Bear in mind that Jeffrey doubles as Washington’s special envoy to the coalition against IS, that infamous Schroedinger entity that either doesn’t exist any more – when US President Donald Trump seeks to claim victory against the self-proclaimed caliphate – or is about to make a resurgence big time and requires US military presence in perpetuity to prevent that, as the State Department and the Pentagon prefer to see it.

Needless to say, this entrenched insistence on legacy policies doesn’t do much for Trump’s promise to pull out US troops from “endless wars” in the Middle East.

Neither Jeffrey nor Satterfield, nor any of the reporters asking them questions, mentioned even once the existence of Hayat Tahrir al-Sham – the latest incarnation of the notorious Al-Nusra, an Al-Qaeda affiliate whose fighters dominate the ranks of the militants in Idlib.
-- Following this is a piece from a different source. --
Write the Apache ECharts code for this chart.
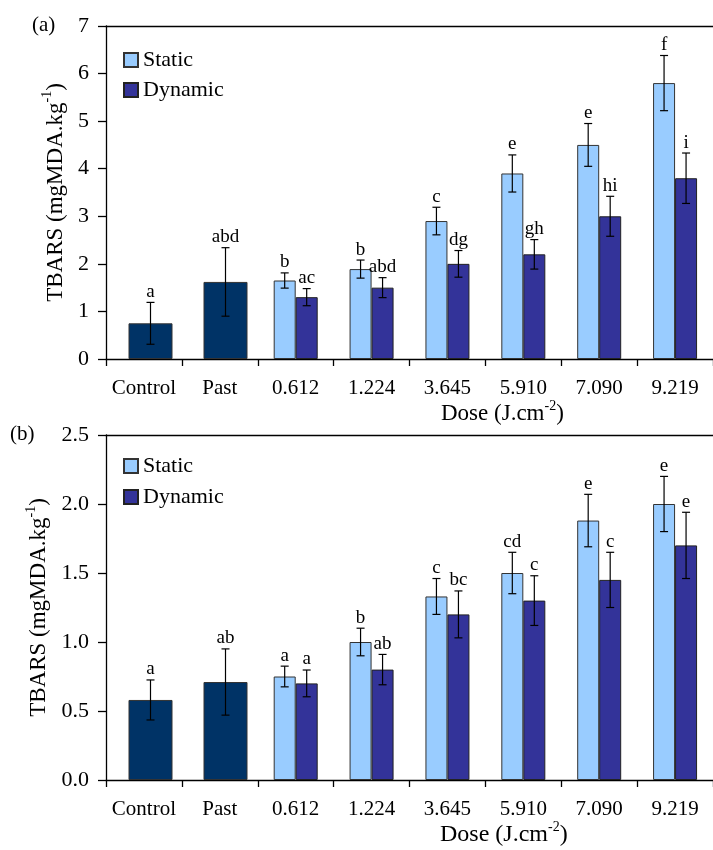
<!DOCTYPE html>
<html><head><meta charset="utf-8">
<script src="https://cdn.jsdelivr.net/npm/echarts@6/dist/echarts.min.js"></script>
<style>html,body{margin:0;padding:0;background:#fff}#c{width:713px;height:850px}</style>
</head><body><div id="c"></div>
<script>
const categories = ['Control', 'Past', '0.612', '1.224', '3.645', '5.910', '7.090', '9.219'];

// Panel (a)
const aBase = [0.75, 1.62, null, null, null, null, null, null];
const aBaseErr = [0.44, 0.72, null, null, null, null, null, null];
const aBaseLetters = ['a', 'abd', '', '', '', '', '', ''];
const aStatic = [null, null, 1.65, 1.89, 2.90, 3.90, 4.50, 5.80];
const aStaticErr = [null, null, 0.16, 0.19, 0.29, 0.39, 0.45, 0.58];
const aStaticLetters = ['', '', 'b', 'b', 'c', 'e', 'e', 'f'];
const aDynamic = [null, null, 1.30, 1.50, 2.00, 2.20, 3.00, 3.80];
const aDynamicErr = [null, null, 0.18, 0.21, 0.28, 0.31, 0.42, 0.53];
const aDynamicLetters = ['', '', 'ac', 'abd', 'dg', 'gh', 'hi', 'i'];

// Panel (b)
const bBase = [0.58, 0.71, null, null, null, null, null, null];
const bBaseErr = [0.145, 0.24, null, null, null, null, null, null];
const bBaseLetters = ['a', 'ab', '', '', '', '', '', ''];
const bStatic = [null, null, 0.75, 1.00, 1.33, 1.50, 1.88, 2.00];
const bStaticErr = [null, null, 0.075, 0.10, 0.13, 0.15, 0.19, 0.20];
const bStaticLetters = ['', '', 'a', 'b', 'c', 'cd', 'e', 'e'];
const bDynamic = [null, null, 0.70, 0.80, 1.20, 1.30, 1.45, 1.70];
const bDynamicErr = [null, null, 0.097, 0.11, 0.17, 0.18, 0.20, 0.24];
const bDynamicLetters = ['', '', 'a', 'ab', 'bc', 'c', 'c', 'e'];

const FONT = "'Liberation Serif','Times New Roman',serif";
const chart = echarts.init(document.getElementById('c'), null, {renderer: 'canvas'});

function richName(size) {
  return {
    n: {fontSize: size, fontFamily: FONT, fontWeight: 'normal', color: '#000', lineHeight: 30},
    s: {fontSize: 14, fontFamily: FONT, fontWeight: 'normal', color: '#000', lineHeight: 14, verticalAlign: 'top'}
  };
}

function errSeries(xIdx, yIdx, vals, errs, letters, offset) {
  const data = [];
  vals.forEach((v, i) => { if (v != null) data.push([i, v, errs[i]]); });
  return {
    type: 'custom', xAxisIndex: xIdx, yAxisIndex: yIdx, z: 10, silent: true,
    data: data,
    renderItem: function (params, api) {
      const i = api.value(0), v = api.value(1), e = api.value(2);
      const hi = api.coord([i, v + e]);
      const lo = api.coord([i, v - e]);
      const x = hi[0] + offset;
      const st = {stroke: '#000', lineWidth: 1.2};
      return {type: 'group', children: [
        {type: 'line', shape: {x1: x, y1: hi[1], x2: x, y2: lo[1]}, style: st},
        {type: 'line', shape: {x1: x - 4, y1: hi[1], x2: x + 4, y2: hi[1]}, style: st},
        {type: 'line', shape: {x1: x - 4, y1: lo[1], x2: x + 4, y2: lo[1]}, style: st},
        {type: 'text', x: x, y: hi[1] - 1, style: {text: letters[i], font: '19px ' + FONT, fill: '#000', align: 'center', verticalAlign: 'bottom'}}
      ]};
    }
  };
}

function mainX(grid) {
  return {
    type: 'category', gridIndex: grid, data: categories, boundaryGap: true,
    axisLine: {lineStyle: {color: '#000', width: 1.3}},
    axisTick: {show: true, inside: false, length: 7, lineStyle: {color: '#000', width: 1.3}},
    axisLabel: {color: '#000', fontFamily: FONT, fontSize: 21, margin: 19, interval: 0},
    splitLine: {show: false}
  };
}
function topX(grid) {
  return {
    type: 'category', gridIndex: grid, data: categories, position: 'top',
    axisLine: {lineStyle: {color: '#000', width: 1.3}},
    axisTick: {show: false}, axisLabel: {show: false}, splitLine: {show: false}
  };
}
function hiddenX(grid) {
  return {type: 'category', gridIndex: grid, data: categories, show: false};
}
function mainY(grid, max, interval, fmt, gap) {
  return {
    type: 'value', gridIndex: grid, min: 0, max: max, interval: interval,
    axisLine: {show: true, lineStyle: {color: '#000', width: 1.3}},
    axisTick: {show: true, inside: false, length: 8, lineStyle: {color: '#000', width: 1.3}},
    axisLabel: {color: '#000', fontFamily: FONT, fontSize: 22, margin: 17, formatter: fmt},
    splitLine: {show: false},
    name: '{n|TBARS (mgMDA.kg}{s|-1}{n|)}', nameLocation: 'middle', nameRotate: 90, nameGap: gap,
    nameTextStyle: {rich: richName(23)}
  };
}
function hiddenY(grid, max, interval) {
  return {type: 'value', gridIndex: grid, min: 0, max: max, interval: interval, show: false};
}

const staticStyle = {color: '#99CCFF', borderColor: '#333', borderWidth: 1};
const dynamicStyle = {color: '#333399', borderColor: '#222', borderWidth: 1};
const baseStyle = {color: '#003366', borderColor: '#333', borderWidth: 1};

const option = {
  animation: false,
  backgroundColor: '#fff',
  title: [
    {text: '(a)', left: 27, top: 10, textStyle: {fontFamily: FONT, fontSize: 21, fontWeight: 'normal', color: '#000'}},
    {text: '(b)', left: 5, top: 419, textStyle: {fontFamily: FONT, fontSize: 21, fontWeight: 'normal', color: '#000'}},
    {text: '{n|Dose (J.cm}{s|-2}{n|)}', left: 436, top: 394, textStyle: {fontWeight: 'normal', rich: richName(23)}},
    {text: '{n|Dose (J.cm}{s|-2}{n|)}', left: 435, top: 815, textStyle: {fontWeight: 'normal', rich: richName(24)}}
  ],
  legend: [
    {data: ['Static', 'Dynamic'], orient: 'vertical', left: 118, top: 44, itemGap: 8, itemWidth: 14, itemHeight: 14, icon: 'rect',
     textStyle: {fontFamily: FONT, fontSize: 22, color: '#000', lineHeight: 22}},
    {data: ['Static', 'Dynamic'], orient: 'vertical', left: 118, top: 450, itemGap: 9, itemWidth: 14, itemHeight: 14, icon: 'rect',
     textStyle: {fontFamily: FONT, fontSize: 22, color: '#000', lineHeight: 22}}
  ],
  grid: [
    {left: 106, top: 26, width: 608, height: 333},
    {left: 113, top: 26, width: 608, height: 333},
    {left: 106, top: 435, width: 617, height: 345},
    {left: 113, top: 435, width: 617, height: 345}
  ],
  xAxis: [mainX(0), topX(0), hiddenX(1), mainX(2), topX(2), hiddenX(3)],
  yAxis: [mainY(0, 7, 1, v => String(v), 29), hiddenY(1, 7, 1), mainY(2, 2.5, 0.5, v => v.toFixed(1), 47), hiddenY(3, 2.5, 0.5)],
  series: [
    {name: 'Static', type: 'bar', xAxisIndex: 0, yAxisIndex: 0, data: aStatic, barWidth: 22, barGap: '0%', itemStyle: staticStyle},
    {name: 'Dynamic', type: 'bar', xAxisIndex: 0, yAxisIndex: 0, data: aDynamic, barWidth: 22, barGap: '0%', itemStyle: dynamicStyle},
    {name: 'Base', type: 'bar', xAxisIndex: 2, yAxisIndex: 1, data: aBase, barWidth: 44, itemStyle: baseStyle},
    errSeries(0, 0, aStatic, aStaticErr, aStaticLetters, -11),
    errSeries(0, 0, aDynamic, aDynamicErr, aDynamicLetters, 11),
    errSeries(2, 1, aBase, aBaseErr, aBaseLetters, 0),

    {name: 'Static', type: 'bar', xAxisIndex: 3, yAxisIndex: 2, data: bStatic, barWidth: 22, barGap: '0%', itemStyle: staticStyle},
    {name: 'Dynamic', type: 'bar', xAxisIndex: 3, yAxisIndex: 2, data: bDynamic, barWidth: 22, barGap: '0%', itemStyle: dynamicStyle},
    {name: 'Base', type: 'bar', xAxisIndex: 5, yAxisIndex: 3, data: bBase, barWidth: 44, itemStyle: baseStyle},
    errSeries(3, 2, bStatic, bStaticErr, bStaticLetters, -11),
    errSeries(3, 2, bDynamic, bDynamicErr, bDynamicLetters, 11),
    errSeries(5, 3, bBase, bBaseErr, bBaseLetters, 0)
  ]
};
chart.setOption(option);
</script></body></html>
Listening to them, one might think it doesn’t exist!

Jeffrey and Satterfield openly admit that an outright Syrian victory over these terrorists would deny the “international community” – as they style the US and its allies – the leverage to insist on regime change in Damascus. Which is incredibly rich in irony given that the sole legal pretext on which the US has any troops in Syria, in open violation of international law, is a congressional authorization to use force against... Al-Qaeda.